The problem? The company has been hit with a double whammy — lack of customers and innovation. Sears’ middle-income shoppers have been hit hard by the economic challenges such as high unemployment and stagnating wages. But critics also say that the company has failed to make a significant investment in its stores so that they can compete with the likes of Wal-Mart and Target.

In his note to investors, Lampert addressed critics, by noting that the company has invested “selectively in our better performing stores without throwing good money ... in our poor performing stores.”

“If it were just about store investment, then Best Buy would be thriving after the demise of Circuit City ... and other retailers who made significant store investments would be thriving instead of struggling to chart a new course,” he went on to say in his note.

Sears has been making changes in its stores. Among them, the company has given sales staff almost 15,000 iPads and iPod Touch devices so they can research products and help customers check out wherever they are in a store. It’s also improving displays and adding more high-tech washing machines and other appliances. Additionally, the company is focusing on a loyalty program, which now accounts for more than half of its revenue.

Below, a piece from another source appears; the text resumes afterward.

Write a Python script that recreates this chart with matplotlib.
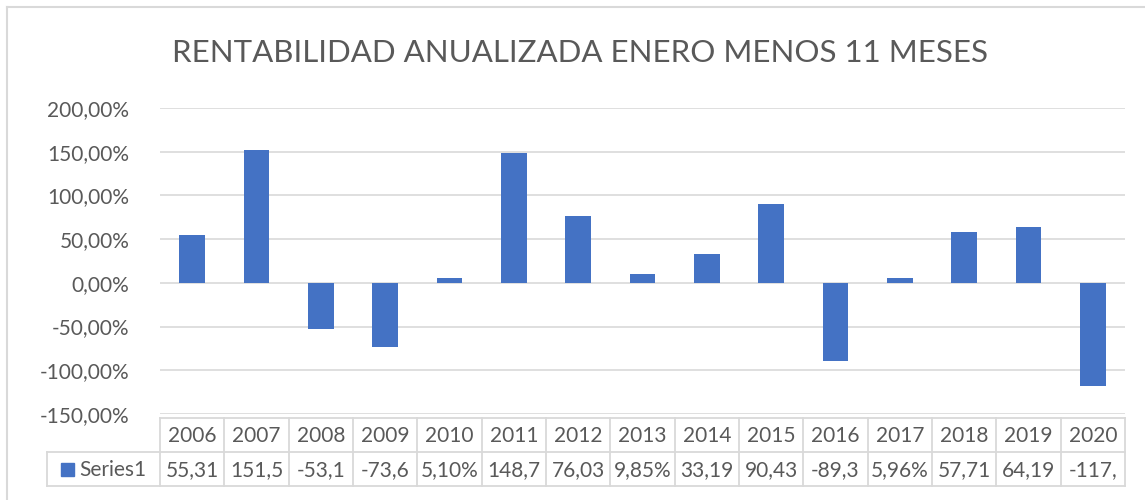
import numpy as np
import matplotlib.pyplot as plt
from matplotlib.patches import Rectangle
from matplotlib.lines import Line2D

plt.rcParams['font.family'] = ['Lato', 'DejaVu Sans']

years = ['2006', '2007', '2008', '2009', '2010', '2011', '2012', '2013',
         '2014', '2015', '2016', '2017', '2018', '2019', '2020']
returns_pct = [55.31, 151.5, -53.1, -73.6, 5.10, 148.7, 76.03, 9.85,
               33.19, 90.43, -89.3, 5.96, 57.71, 64.19, -117.8]
yticks = [-150, -100, -50, 0, 50, 100, 150, 200]
series_name = 'Series1'
title = 'RENTABILIDAD ANUALIZADA ENERO MENOS 11 MESES'

bar_color = '#4472C4'
text_color = '#595959'
grid_color = '#D9D9D9'
W, H = 1145, 500
fs = 15


def cell_text(v):
    # excel shows the percentage cut to fit the cell
    s = ('%.2f%%' % v).replace('.', ',')
    return s[:5]


fig = plt.figure(figsize=(W / 100, H / 100), dpi=100)
ax = fig.add_axes([160 / W, 1 - 414 / H, (1125 - 160) / W, (414 - 108) / H])

x = np.arange(len(years))
ax.bar(x, returns_pct, width=0.4, color=bar_color, zorder=3)
ax.set_xlim(-0.5, len(years) - 0.5)
ax.set_ylim(-150, 200)
ax.set_yticks(yticks)
ax.set_yticklabels([('%.2f%%' % t).replace('.', ',') for t in yticks], fontsize=fs, color=text_color)
ax.set_xticks([])
ax.tick_params(axis='y', length=0, pad=22)
ax.grid(axis='y', color=grid_color, linewidth=1.2, zorder=0)
for sp in ax.spines.values():
    sp.set_visible(False)

fig.text(580 / W, 1 - 53 / H, title, ha='center', va='center', fontsize=22.5, color=text_color)

# data table under the plot
px_y = lambda p: 1 - p / H
px_x = lambda p: p / W
tc = '#D9D9D9'
row_top, row_mid, row_bot = 418, 452, 486
left_tab, right_tab = 160, 1125
fig.add_artist(Line2D([px_x(left_tab), px_x(right_tab)], [px_y(row_top)] * 2, color=tc, lw=1.3))
for yy in (row_mid, row_bot):
    fig.add_artist(Line2D([px_x(47), px_x(right_tab)], [px_y(yy)] * 2, color=tc, lw=1.3))
fig.add_artist(Line2D([px_x(47)] * 2, [px_y(row_mid), px_y(row_bot)], color=tc, lw=1.3))
colw = (right_tab - left_tab) / len(years)
for i in range(len(years) + 1):
    xx = left_tab + i * colw
    fig.add_artist(Line2D([px_x(xx)] * 2, [px_y(row_top), px_y(row_bot)], color=tc, lw=1.3))

for i, (yr, v) in enumerate(zip(years, returns_pct)):
    cx = left_tab + (i + 0.5) * colw
    fig.text(px_x(cx), px_y((row_top + row_mid) / 2 + 1), yr, ha='center', va='center', fontsize=fs, color=text_color)
    fig.text(px_x(cx), px_y((row_mid + row_bot) / 2 + 1), cell_text(v), ha='center', va='center', fontsize=fs, color=text_color)

fig.add_artist(Rectangle((px_x(61), px_y(476)), 13 / W, 13 / H, color=bar_color))
fig.text(px_x(79), px_y((row_mid + row_bot) / 2 + 1), series_name, ha='left', va='center', fontsize=fs, color=text_color)

# chart frame
fig.add_artist(Line2D([px_x(7), px_x(W)], [px_y(7)] * 2, color=tc, lw=1.5))
fig.add_artist(Line2D([px_x(7)] * 2, [px_y(7), 0], color=tc, lw=1.5))

fig.savefig('out.png', dpi=100)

But Sears’, which has 2,500 stores in the U.S. and Canada, also has focused on cutting expenses. Last year, Sears announced plans to restore profitability by cutting costs, reducing inventory, selling off some assets and spinning off others. In total, the company reduced net debt by $400 million and generated $1.8 billion of cash from asset sales during the fiscal year.

During the fourth quarter that ended on Feb. 2, Sears lost $489 million, or $4.61 per share. That compares with a loss of $2.4 billion, or $22.63 a share, a year earlier. Excluding certain items, earnings from continuing operations were $1.12 a share, below the company’s forecast last month of $1.25 to $2 a share.

Revenue fell 2 percent to $12.26 billion from $12.48 billion, in part due to the impact of having fewer Kmart and Sears stores operating and softness in consumer electronics department. Overall revenue at U.S. stores open at least a year dropped 1.6 percent. But the figure at Sears stores in the U.S. and Canada rose 0.8 percent, helped by strength in the clothing, home appliance and home categories, while it dropped 3.7 percent at Kmart.

Meanwhile, total costs and expenses declined to $12.88 billion from $13.18 billion.

For the full year, Sears narrowed its loss to $930 million, or $8.78 a share, from the prior year’s loss of $3.14 billion, or $29.40 a share. The company’s adjusted loss from continuing operations was $2.03 a share. Revenue fell 4 percent to $39.85 billion.

“With full year results rather uninspiring, 2013 looks like another make-or-break year for this struggling retailer,” wrote Greg Melich, an analyst at International Strategy & Investment Group LLC.

On the news of Sears results, the company’s shares fell more than 5 percent, or $2.40 per share to $45.07.